ISIS, the Islamic State of Iraq and Syria, has been making a “tactical withdrawal” in recent days in the face of withering U.S. airstrikes from areas around Erbil in northern Iraq and from the major dam just north of Mosul it controlled for two nail-biting weeks, according to military officials monitoring their movements.
“These guys aren’t just bugging out, they’re tactically withdrawing. Very professional, well trained, motivated and equipped. They operate like a state with a military,” said one official who tracks ISIS closely. “These aren’t the same guys we fought in OIF (Operation Iraqi Freedom) who would just scatter when you dropped a bomb near them.”
ISIS appeared to have a sophisticated and well thought-out plan for establishing its “Islamic Caliphate” from northern Syria across the western and northern deserts of Iraq, many experts and officials have said, and support from hostage-taking, robbery and sympathetic donations to fund it. They use drones to gather overhead intel on targets and effectively commandeer captured military vehicles – including American Humvees — and munitions.
“They tried to push out as far as they thought they could and were fully prepared to pull back a little bit when we beat them back with airstrikes around Erbil. And they were fine with that, and ready to hold all of the ground they have now,” a second official told ABC News.
ISIS didn’t necessarily count on holding Mosul Dam, officials said, but scored a major propaganda victory on social media when they hoisted the black flag of the group over the facility that provides electricity and water to a large swath of Iraq, or could drown millions if breached.
U.S. special operations forces under the Joint Special Operations Command and U.S. Special Operations Command keep close tabs on the military evolution of ISIS and both its combat and terrorism — called “asymmetric” — capabilities, officials told ABC News. A primary reason is in anticipation of possibly fighting them, which a full squadron of special mission unit operators did in the Independence Day raid on an ISIS camp in Raqqah, Syria.
“They’re incredible fighters.

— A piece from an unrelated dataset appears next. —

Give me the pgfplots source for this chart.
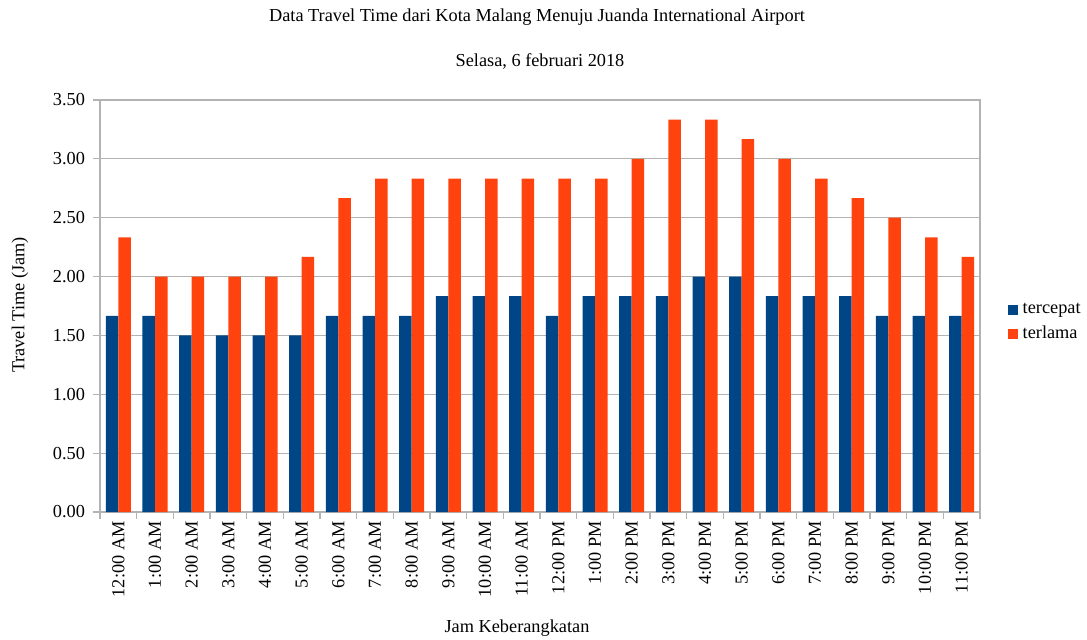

ISIS teams in many places use special operations TTPs,” said the second official, who has considerable combat experience, using the military term for “tactics, techniques and procedures.”
In sobering press conference Friday, Secretary of Defense Chuck Hagel said ISIS has shown that it is “as sophisticated and well-funded as any group that we have seen.”
“They’re beyond just a terrorist group. They marry ideology, a sophistication of strategic and tactical military prowess. They are tremendously well-funded,” he said. “This is beyond anything that we’ve seen.”
Prior ISIS’s recent public successes, the former chairman of the 9/11 Commission, which just released a tenth anniversary report on the threat of terrorism currently facing the homeland, said he was shocked at how little seems to be known inside the U.S. intelligence community about the Islamist army brutalizing Iraq as it has Syria.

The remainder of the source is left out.